» DATA LINES
- - -

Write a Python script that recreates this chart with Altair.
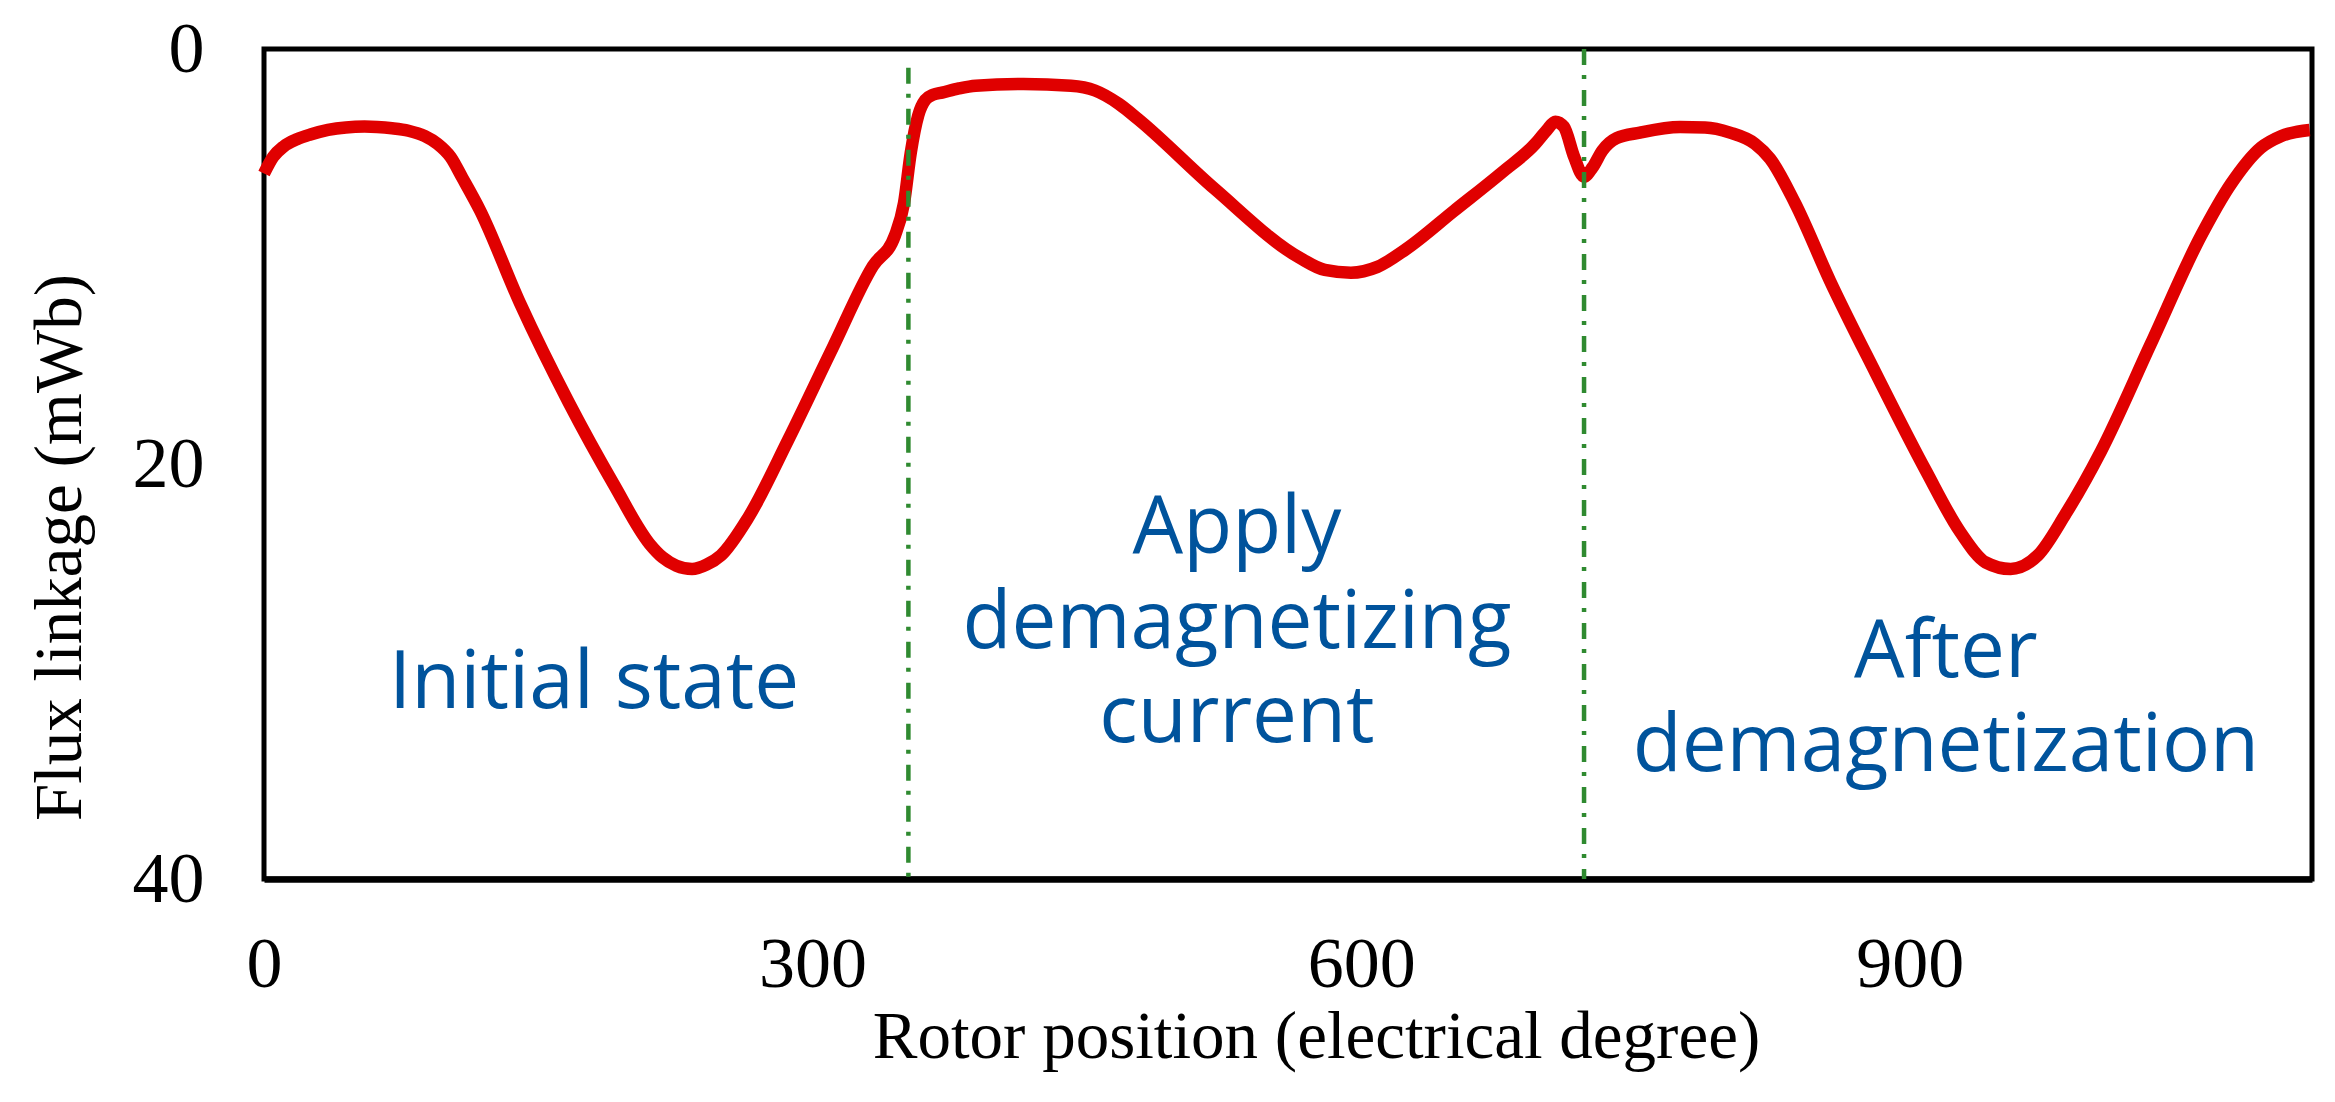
import altair as alt
import pandas as pd

# Rotor position (electrical degree) and flux linkage (mWb)
x_deg = [0, 5, 10.7, 18, 25.4, 35, 44.8, 55, 61.9, 70, 79, 88, 94.9, 102, 108.3, 118.1,
         140, 166.8, 191.4, 210.9, 218, 225.5, 234.1, 242, 249.9, 264.7, 286.6, 311, 333,
         345, 350, 353.7, 357.8, 361.7, 366, 370.8, 380, 389.2, 415.3, 441.3, 454.4, 467.6,
         478, 520, 567.1, 580.1, 594.4, 608.9, 624.5, 650.8, 677, 695.1, 701.6, 706.2,
         710.9, 716.5, 721.8, 726.6, 731.9, 739.7, 752.5, 774.4, 788.1, 801.7, 815.4,
         823.6, 837.3, 856.4, 881.3, 908.7, 927.8, 941.5, 955.2, 970.1, 985.3, 1004.5,
         1031.9, 1059.3, 1075.7, 1092.1, 1103, 1118.7]
flux = [6.0, 5.2, 4.7, 4.35, 4.12, 3.9, 3.78, 3.74, 3.76, 3.82, 3.94, 4.2, 4.57, 5.2, 6.18, 7.77,
        12.25, 17.06, 21.0, 23.85, 24.5, 24.9, 25.06, 24.85, 24.4, 22.6, 18.85, 14.4, 10.46,
        9.0, 7.43, 5.0, 3.2, 2.45, 2.2, 2.1, 1.9, 1.77, 1.69, 1.77, 2.0, 2.65,
        3.38, 6.75, 10.1, 10.65, 10.78, 10.5, 9.65, 7.8, 5.95, 4.58, 3.9, 3.5,
        3.75, 5.2, 6.15, 5.7, 4.9, 4.3, 4.03, 3.76, 3.78, 4.03, 4.57,
        5.28, 7.43, 11.17, 15.6, 20.3, 23.3, 24.74, 25.06, 24.4, 22.4, 19.4,
        14.2, 9.0, 6.5, 4.75, 4.2, 3.9]

# Stage dividers
div_x = [352.4, 721.9]
div_top = [0.9, 0.0]
div_bottom = [40, 40]

# Stage labels
label_lines = [["Initial state"], ["Apply", "demagnetizing", "current"], ["After", "demagnetization"]]
label_x = [180.5, 532.1, 919.8]
label_y = [31.77, 24.3, 30.25]

x_ticks = [0, 300, 600, 900]
y_ticks = [0, 20, 40]

curve = pd.DataFrame({"x": x_deg, "flux": flux})
dividers = pd.DataFrame({"x": div_x, "flux": div_top, "y2": div_bottom})
labels = alt.Data(values=[{"x": a, "flux": b, "lines": t} for a, b, t in zip(label_x, label_y, label_lines)])

xs = alt.Scale(domain=[0, 1120], nice=False, zero=False)
ys = alt.Scale(domain=[0, 40], reverse=True, nice=False, zero=False)

serif = "Liberation Serif"

x_axis = alt.Axis(
    values=x_ticks, title="Rotor position (electrical degree)", grid=False,
    ticks=False, tickSize=0, domain=True, domainColor="black", domainWidth=6.5,
    labelFont=serif, labelFontSize=72, labelColor="black", labelPadding=107,
    labelBaseline="alphabetic", labelFlush=False, labelOverlap=False,
    titleFont=serif, titleFontSize=67, titleFontWeight="normal", titleColor="black",
    titleX=1052, titleY=178, titleAlign="center", titleBaseline="alphabetic",
)
y_axis = alt.Axis(
    values=y_ticks, title="Flux linkage (mWb)", grid=False,
    ticks=False, tickSize=0, domain=False,
    labelFont=serif, labelFontSize=72, labelColor="black", labelPadding=60,
    labelFlush=False, labelOverlap=False,
    titleFont=serif, titleFontSize=67, titleFontWeight="normal", titleColor="black",
    titleX=-184, titleY=498, titleAlign="center", titleBaseline="alphabetic", titleAngle=270,
)

X = alt.X("x:Q", scale=xs, axis=x_axis, title="Rotor position (electrical degree)")
Y = alt.Y("flux:Q", scale=ys, axis=y_axis, title="Flux linkage (mWb)")

line = alt.Chart(curve).mark_line(color="#e00000", strokeWidth=12.5, interpolate="monotone").encode(
    x=X, y=Y,
)

rules = alt.Chart(dividers).mark_rule(color="#2f8a30", strokeWidth=4.5, strokeDash=[16, 10, 4, 11]).encode(
    x=X, y=Y, y2="y2:Q",
)

text = alt.Chart(labels).mark_text(
    font="Open Sans", fontSize=80, color="#00539c", align="center",
    baseline="alphabetic", lineHeight=94.3,
).encode(
    x=X, y=Y,
    text=alt.Text("lines:N"),
)

chart = alt.layer(line, rules, text).properties(
    width=2048, height=830,
    padding={"left": 256, "top": 41, "right": 10, "bottom": 215},
    autosize=alt.AutoSizeParams(type="none"),
    background="white",
).configure_view(stroke="black", strokeWidth=5)

chart.save("out.html", embed_options={"renderer": "svg", "actions": False})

- - -

» AIM
Make an exact copy of the lines from the top of the material through the line with "zip(label_x, label_y, label_lines)])", pictures excluded.

» OUTPUT OF THE TASK
Write a Python script that recreates this chart with Altair.
import altair as alt
import pandas as pd

# Rotor position (electrical degree) and flux linkage (mWb)
x_deg = [0, 5, 10.7, 18, 25.4, 35, 44.8, 55, 61.9, 70, 79, 88, 94.9, 102, 108.3, 118.1,
         140, 166.8, 191.4, 210.9, 218, 225.5, 234.1, 242, 249.9, 264.7, 286.6, 311, 333,
         345, 350, 353.7, 357.8, 361.7, 366, 370.8, 380, 389.2, 415.3, 441.3, 454.4, 467.6,
         478, 520, 567.1, 580.1, 594.4, 608.9, 624.5, 650.8, 677, 695.1, 701.6, 706.2,
         710.9, 716.5, 721.8, 726.6, 731.9, 739.7, 752.5, 774.4, 788.1, 801.7, 815.4,
         823.6, 837.3, 856.4, 881.3, 908.7, 927.8, 941.5, 955.2, 970.1, 985.3, 1004.5,
         1031.9, 1059.3, 1075.7, 1092.1, 1103, 1118.7]
flux = [6.0, 5.2, 4.7, 4.35, 4.12, 3.9, 3.78, 3.74, 3.76, 3.82, 3.94, 4.2, 4.57, 5.2, 6.18, 7.77,
        12.25, 17.06, 21.0, 23.85, 24.5, 24.9, 25.06, 24.85, 24.4, 22.6, 18.85, 14.4, 10.46,
        9.0, 7.43, 5.0, 3.2, 2.45, 2.2, 2.1, 1.9, 1.77, 1.69, 1.77, 2.0, 2.65,
        3.38, 6.75, 10.1, 10.65, 10.78, 10.5, 9.65, 7.8, 5.95, 4.58, 3.9, 3.5,
        3.75, 5.2, 6.15, 5.7, 4.9, 4.3, 4.03, 3.76, 3.78, 4.03, 4.57,
        5.28, 7.43, 11.17, 15.6, 20.3, 23.3, 24.74, 25.06, 24.4, 22.4, 19.4,
        14.2, 9.0, 6.5, 4.75, 4.2, 3.9]

# Stage dividers
div_x = [352.4, 721.9]
div_top = [0.9, 0.0]
div_bottom = [40, 40]

# Stage labels
label_lines = [["Initial state"], ["Apply", "demagnetizing", "current"], ["After", "demagnetization"]]
label_x = [180.5, 532.1, 919.8]
label_y = [31.77, 24.3, 30.25]

x_ticks = [0, 300, 600, 900]
y_ticks = [0, 20, 40]

curve = pd.DataFrame({"x": x_deg, "flux": flux})
dividers = pd.DataFrame({"x": div_x, "flux": div_top, "y2": div_bottom})
labels = alt.Data(values=[{"x": a, "flux": b, "lines": t} for a, b, t in zip(label_x, label_y, label_lines)])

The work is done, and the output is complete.